=== INSTRUCTION ===
Every line below that contains "Output" is to be copied.

=== DATASET EXCERPTS ===

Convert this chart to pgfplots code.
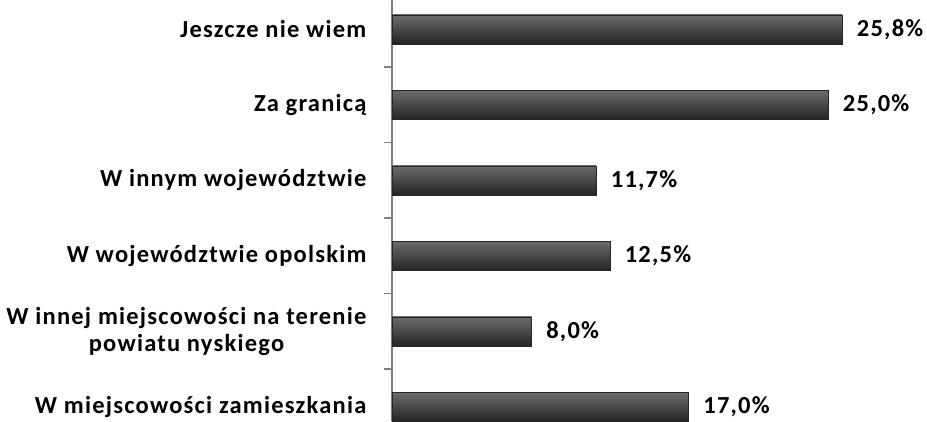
\documentclass[border=0pt]{standalone}
\usepackage{pgfplots}
\pgfplotsset{compat=1.18}
\usepackage{fontspec}
\setmainfont[LetterSpace=5]{Carlito}
\begin{document}
\begin{tikzpicture}
\begin{axis}[
  name=ax,
  scale only axis,
  width=535pt, height=421pt,
  xmin=0, xmax=30.66,
  ymin=-0.186, ymax=5.39,
  axis x line=none,
  axis y line*=left,
  axis line style={draw=black!50, line width=1.5pt},
  xbar, bar width=29pt, bar shift=0pt,
  ytick={0,1,2,3,4,5},
  yticklabels={W miejscowości zamieszkania,{W innej miejscowości na terenie\\powiatu nyskiego},W województwie opolskim,W innym województwie,Za granicą,Jeszcze nie wiem},
  yticklabel style={align=center, font=\fontsize{24.5}{27}\selectfont\bfseries, xshift=-22pt},
  major tick length=0pt,
  minor ytick={0.5,1.5,2.5,3.5,4.5},
  minor tick length=8pt,
  tick style={draw=black!50, line width=1.5pt},
  tick align=outside,
  point meta=x,
  nodes near coords={\pgfmathprintnumber[fixed,fixed zerofill,precision=1,use comma,assume math mode=true]{\pgfplotspointmeta}\%},
  every node near coord/.append style={font=\fontsize{24.5}{27}\selectfont\bfseries, xshift=11pt, black},
  barstyle/.style={draw=black!85, line width=0.8pt, shading=axis, top color=black!58, middle color=black!76, bottom color=black!86},
  clip=false,
]
\addplot[barstyle] coordinates {(17.0,0)};
\addplot[barstyle] coordinates {(8.0,1)};
\addplot[barstyle] coordinates {(12.5,2)};
\addplot[barstyle] coordinates {(11.7,3)};
\addplot[barstyle] coordinates {(25.0,4)};
\addplot[barstyle] coordinates {(25.8,5)};
\end{axis}
\pgfresetboundingbox
\useasboundingbox ([xshift=-927pt]ax.south east) rectangle (ax.north east);
\end{tikzpicture}
\end{document}
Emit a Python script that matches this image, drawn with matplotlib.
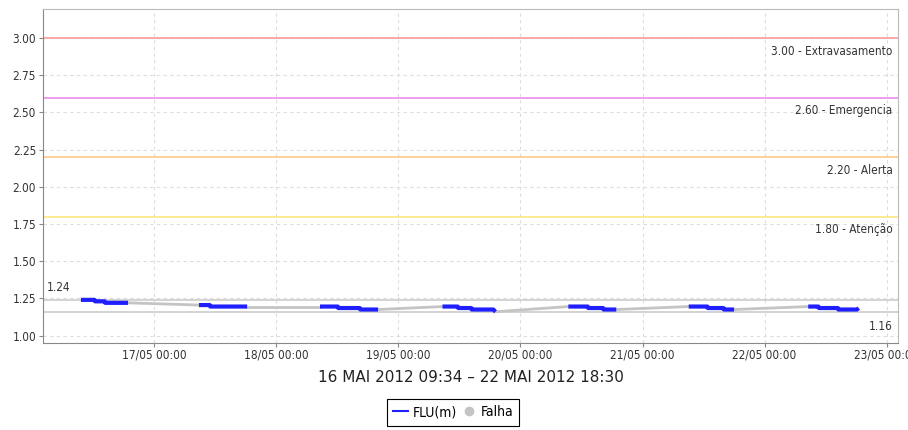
import matplotlib
matplotlib.use("Agg")
import matplotlib.pyplot as plt
from matplotlib.lines import Line2D
from datetime import datetime

# FLU(m) readings, one list per day (time, level)
day_times = [
    ["2012-05-16 09:34", "2012-05-16 12:15", "2012-05-16 12:20", "2012-05-16 14:15", "2012-05-16 14:20", "2012-05-16 18:50"],
    ["2012-05-17 08:47", "2012-05-17 10:55", "2012-05-17 11:00", "2012-05-17 18:15"],
    ["2012-05-18 08:35", "2012-05-18 12:05", "2012-05-18 12:10", "2012-05-18 16:25", "2012-05-18 16:30", "2012-05-18 20:00"],
    ["2012-05-19 08:40", "2012-05-19 11:40", "2012-05-19 11:45", "2012-05-19 14:20", "2012-05-19 14:25", "2012-05-19 18:40", "2012-05-19 19:05"],
    ["2012-05-20 09:25", "2012-05-20 13:15", "2012-05-20 13:20", "2012-05-20 16:15", "2012-05-20 16:20", "2012-05-20 18:50"],
    ["2012-05-21 09:05", "2012-05-21 12:45", "2012-05-21 12:50", "2012-05-21 15:55", "2012-05-21 16:00", "2012-05-21 18:00"],
    ["2012-05-22 08:35", "2012-05-22 10:35", "2012-05-22 10:40", "2012-05-22 14:25", "2012-05-22 14:30", "2012-05-22 18:10", "2012-05-22 18:30"],
]
day_values = [
    [1.24, 1.24, 1.23, 1.23, 1.22, 1.22],
    [1.205, 1.205, 1.195, 1.195],
    [1.195, 1.195, 1.185, 1.185, 1.175, 1.175],
    [1.195, 1.195, 1.185, 1.185, 1.175, 1.175, 1.16],
    [1.195, 1.195, 1.185, 1.185, 1.175, 1.175],
    [1.195, 1.195, 1.185, 1.185, 1.175, 1.175],
    [1.195, 1.195, 1.185, 1.185, 1.175, 1.175, 1.185],
]

# alert levels
level_values = [3.00, 2.60, 2.20, 1.80]
level_names = ["Extravasamento", "Emergencia", "Alerta", "Atenção"]
level_colors = ["#ff9a9a", "#ec8cec", "#ffc88c", "#ffe680"]

x_tick_labels = ["17/05 00:00", "18/05 00:00", "19/05 00:00", "20/05 00:00",
                 "21/05 00:00", "22/05 00:00", "23/05 00:00"]
y_ticks = [1.00, 1.25, 1.50, 1.75, 2.00, 2.25, 2.50, 2.75, 3.00]

cond = dict(family="DejaVu Sans", stretch="condensed")

fig = plt.figure(figsize=(9.08, 4.30), dpi=100)
ax = fig.add_axes([43 / 908, 1 - 343 / 430, 855 / 908, 334 / 430])

to_dt = lambda s: datetime.strptime(s, "%Y-%m-%d %H:%M")
days = [[to_dt(s) for s in d] for d in day_times]

# failure (gap) lines between days
for i in range(len(days) - 1):
    ax.plot([days[i][-1], days[i + 1][0]], [day_values[i][-1], day_values[i + 1][0]],
            color="#c4c4c4", lw=2, zorder=2)

for d, v in zip(days, day_values):
    ax.plot(d, v, color="#1f1fff", lw=3, solid_capstyle="butt", zorder=3)

# max / min lines
all_vals = [x for v in day_values for x in v]
vmax, vmin = max(all_vals), min(all_vals)
for v in (vmax, vmin):
    ax.axhline(v, color="#cccccc", lw=1.2, zorder=1)
ax.annotate(f"{vmax:.2f}", xy=(0, vmax), xycoords=ax.get_yaxis_transform(),
            xytext=(3, 4), textcoords="offset points", ha="left", va="bottom",
            fontsize=8.5, color="#333333", **cond)
ax.annotate(f"{vmin:.2f}", xy=(1, vmin), xycoords=ax.get_yaxis_transform(),
            xytext=(-4, -6), textcoords="offset points", ha="right", va="top",
            fontsize=8.5, color="#333333", **cond)

# alert levels
for val, name, col in zip(level_values, level_names, level_colors):
    ax.axhline(val, color=col, lw=1.2, zorder=1)
    ax.annotate(f"{val:.2f} - {name}", xy=(1, val), xycoords=ax.get_yaxis_transform(),
                xytext=(-4, -5), textcoords="offset points", ha="right", va="top",
                fontsize=8.5, color="#333333", **cond)

ax.set_xlim(datetime(2012, 5, 16, 2, 7), datetime(2012, 5, 23, 2, 14))
ax.set_ylim(0.95, 3.195)
ax.set_xticks([datetime.strptime(s, "%d/%m %H:%M").replace(year=2012) for s in x_tick_labels])
ax.set_xticklabels(x_tick_labels, **cond)
ax.set_yticks(y_ticks)
ax.set_yticklabels([f"{t:.2f}" for t in y_ticks], **cond)
ax.tick_params(labelsize=8.5, colors="#333333", length=3, color="#888888", pad=2)
ax.tick_params(axis="x", pad=1)
ax.grid(True, color="#dddddd", ls=(0, (3, 3)), lw=0.8)
ax.set_axisbelow(True)
for side in ("top", "right"):
    ax.spines[side].set_color("#bbbbbb")
for side in ("left", "bottom"):
    ax.spines[side].set_color("#888888")

ax.set_xlabel("16 MAI 2012 09:34 – 22 MAI 2012 18:30", fontsize=11, color="#222222", labelpad=6)

handles = [Line2D([], [], color="#1f1fff", lw=1.5),
           Line2D([], [], color="#c4c4c4", marker="o", ls="none", markersize=6)]
leg = fig.legend(handles, ["FLU(m)", "Falha"], loc="upper center",
                 bbox_to_anchor=(0.499, 1 - 399 / 430),
                 ncol=2, frameon=True, fancybox=False, edgecolor="black", framealpha=1,
                 handlelength=1.1, handletextpad=0.3, columnspacing=0.3, borderpad=0.45,
                 borderaxespad=0.0, prop=dict(size=10, **cond))
leg.get_frame().set_linewidth(0.8)

fig.savefig("out.png", dpi=100)
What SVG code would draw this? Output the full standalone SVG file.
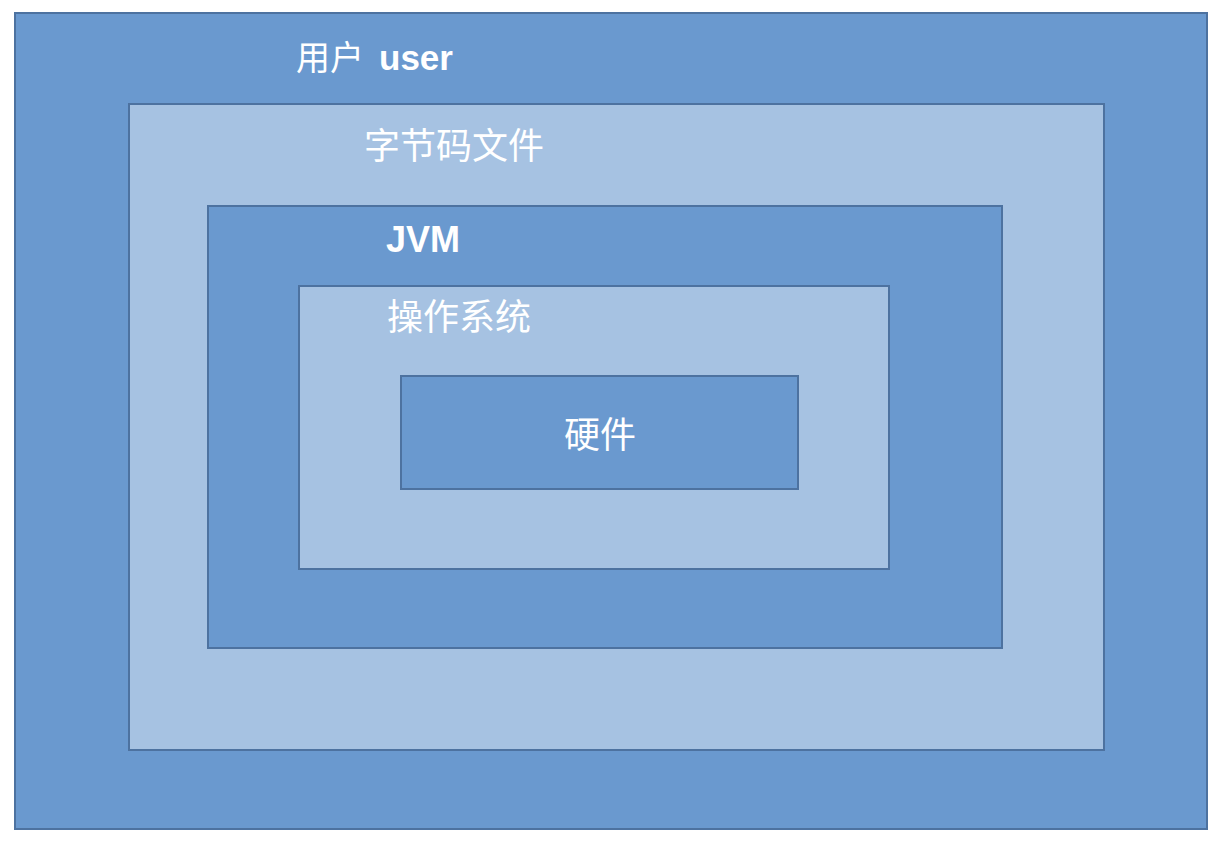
<svg xmlns="http://www.w3.org/2000/svg" width="1222" height="852" viewBox="0 0 1222 852">
<style>
.dark{fill:#6A99CF;stroke:#4D72A0;stroke-width:2}
.light{fill:#A6C2E2;stroke:#4D72A0;stroke-width:2}
.t{fill:#FFFFFF;font-family:"Liberation Sans","Noto Sans CJK SC",sans-serif}
.b{font-weight:bold}
</style>
<rect width="1222" height="852" fill="#FFFFFF"/>
<g id="user">
<rect class="dark" x="15" y="13" width="1192" height="816"/>
<text class="t" y="70"><tspan x="296" font-size="34">用户</tspan><tspan class="b" x="379" font-size="35">user</tspan></text>
</g>
<g id="bytecode">
<rect class="light" x="129" y="104" width="975" height="646"/>
<text class="t" x="364" y="159" font-size="36">字节码文件</text>
</g>
<g id="jvm">
<rect class="dark" x="208" y="206" width="794" height="442"/>
<text class="t b" x="386" y="252" font-size="36">JVM</text>
</g>
<g id="os">
<rect class="light" x="299" y="286" width="590" height="283"/>
<text class="t" x="387" y="330" font-size="36">操作系统</text>
</g>
<g id="hardware">
<rect class="dark" x="401" y="376" width="397" height="113"/>
<text class="t" x="600" y="448" font-size="36" text-anchor="middle">硬件</text>
</g>
<g id="connectors"/>
</svg>
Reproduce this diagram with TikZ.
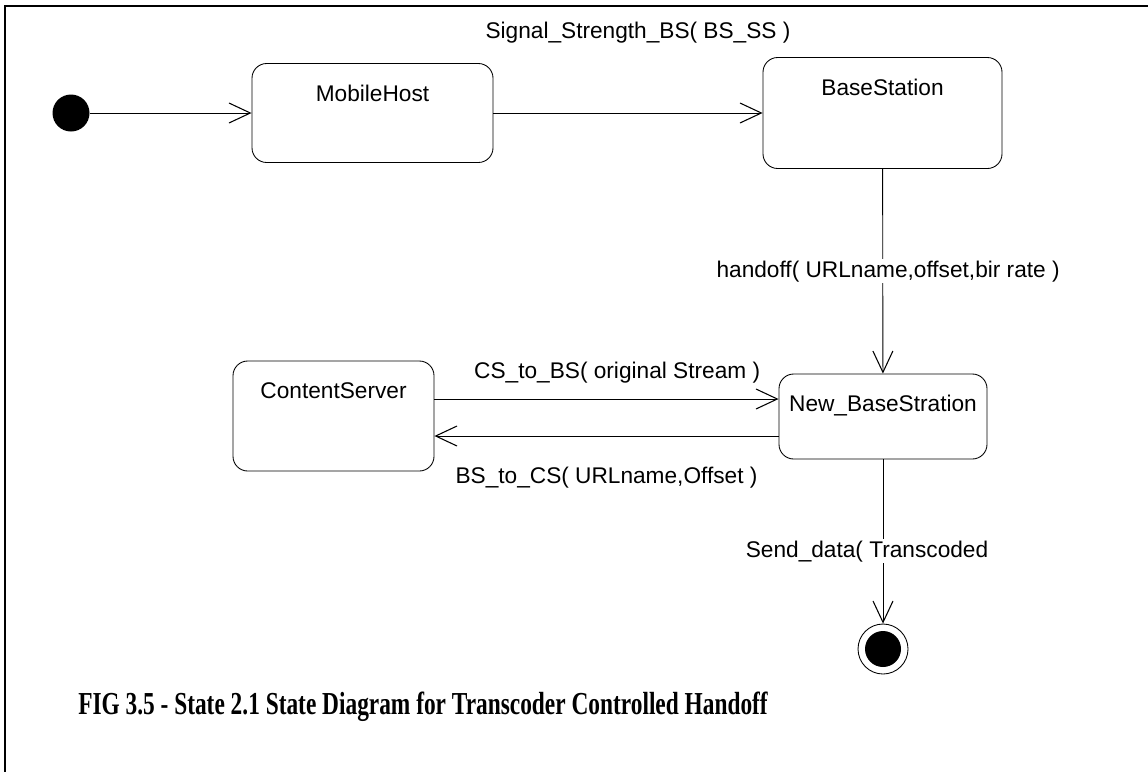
\documentclass[tikz,border=0pt]{standalone}
\usepackage{graphicx}
\usepackage{fontspec}
\setmainfont{Liberation Sans}
\newfontfamily\capfont{Liberation Serif}
\usetikzlibrary{arrows.meta,positioning}
\tikzset{
  state/.style={draw,rounded corners=11pt,line width=0.65pt,inner sep=0pt},
  stname/.style={anchor=north,inner sep=0pt,font=\fontsize{17}{20}\selectfont},
  trans/.style={line width=0.65pt,-{Straight Barb[length=16pt,width=15pt,line width=0.8pt]}},
  translab/.style={font=\fontsize{17}{20}\selectfont,inner sep=1pt},
  pseudo/.style={circle,inner sep=0pt},
}
\begin{document}
\begin{tikzpicture}[x=0.75pt,y=-0.75pt]
\useasboundingbox (0,0) rectangle (1148,772);
% open frame
\draw[line width=1.8pt] (1148,6) -- (5,6) -- (5,772);
% states
\node[pseudo,fill,minimum size=27.75pt] (init) at (71,113) {};
\node[state,minimum width=180.75pt,minimum height=74.25pt] (mh) at (372.5,113) {};
\node[state,minimum width=179.25pt,minimum height=83.25pt] (bs) at (882.5,113) {};
\node[state,minimum width=150.75pt,minimum height=82.5pt] (cs) at (333.5,416) {};
\node[state,minimum width=156pt,minimum height=63.75pt] (nbs) at (883,416.5) {};
\node[pseudo,draw,line width=0.65pt,minimum size=37.5pt] (fin) at (883,649) {};
\node[pseudo,fill,minimum size=27pt] (fin-dot) at (fin) {};
\foreach \st/\txt in {mh/MobileHost,bs/BaseStation,cs/ContentServer,nbs/New\_BaseStration}
  {\node[stname] (\st-name) at ([yshift=-16pt]\st.north) {\txt};}
% transitions
\draw[trans] (init) -- (mh);
\draw[trans] (mh) -- (bs) node[translab,midway,yshift=60pt,xshift=7.5pt] (sig) {Signal\_Strength\_BS( BS\_SS )};
\draw[trans] (bs) -- (nbs) node[translab,midway,fill=white,xshift=4pt] (hof) {handoff( URLname,offset,bir rate )};
\coordinate (cs-up) at ([yshift=12.75pt]cs.east);
\coordinate (cs-dn) at ([yshift=-15pt]cs.east);
\draw[trans] (cs-up) -- (cs-up -| nbs.west) node[translab,midway,yshift=20pt,xshift=8pt] (c2b) {CS\_to\_BS( original Stream )};
\draw[trans] (cs-dn -| nbs.west) -- (cs-dn) node[translab,midway,yshift=-31.5pt] (b2c) {BS\_to\_CS( URLname,Offset )};
\draw[trans] (nbs) -- (fin) node[translab,pos=0.56,fill=white,xshift=-12pt] (snd) {Send\_data( Transcoded};
% caption
\node[anchor=west,inner sep=0pt,font=\capfont\bfseries\fontsize{24}{28}\selectfont] (cap) at (78,707)
  {\scalebox{0.73}[1]{FIG 3.5 - State 2.1 State Diagram for Transcoder Controlled Handoff}};
\end{tikzpicture}
\end{document}
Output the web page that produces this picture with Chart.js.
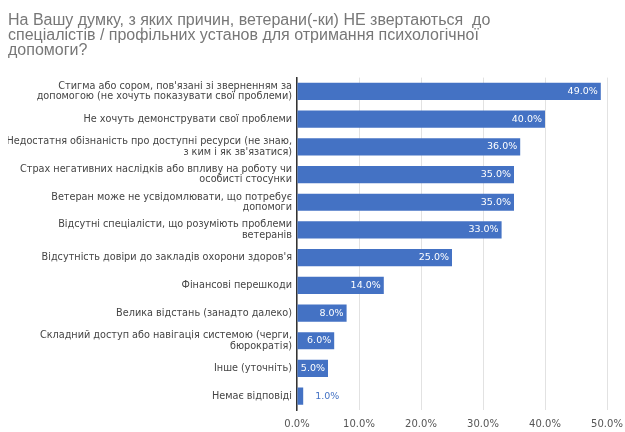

=== WRITTEN ANSWER ===
What SVG code would draw this? Output the full standalone SVG file.
Output the web page that produces this picture with Chart.js.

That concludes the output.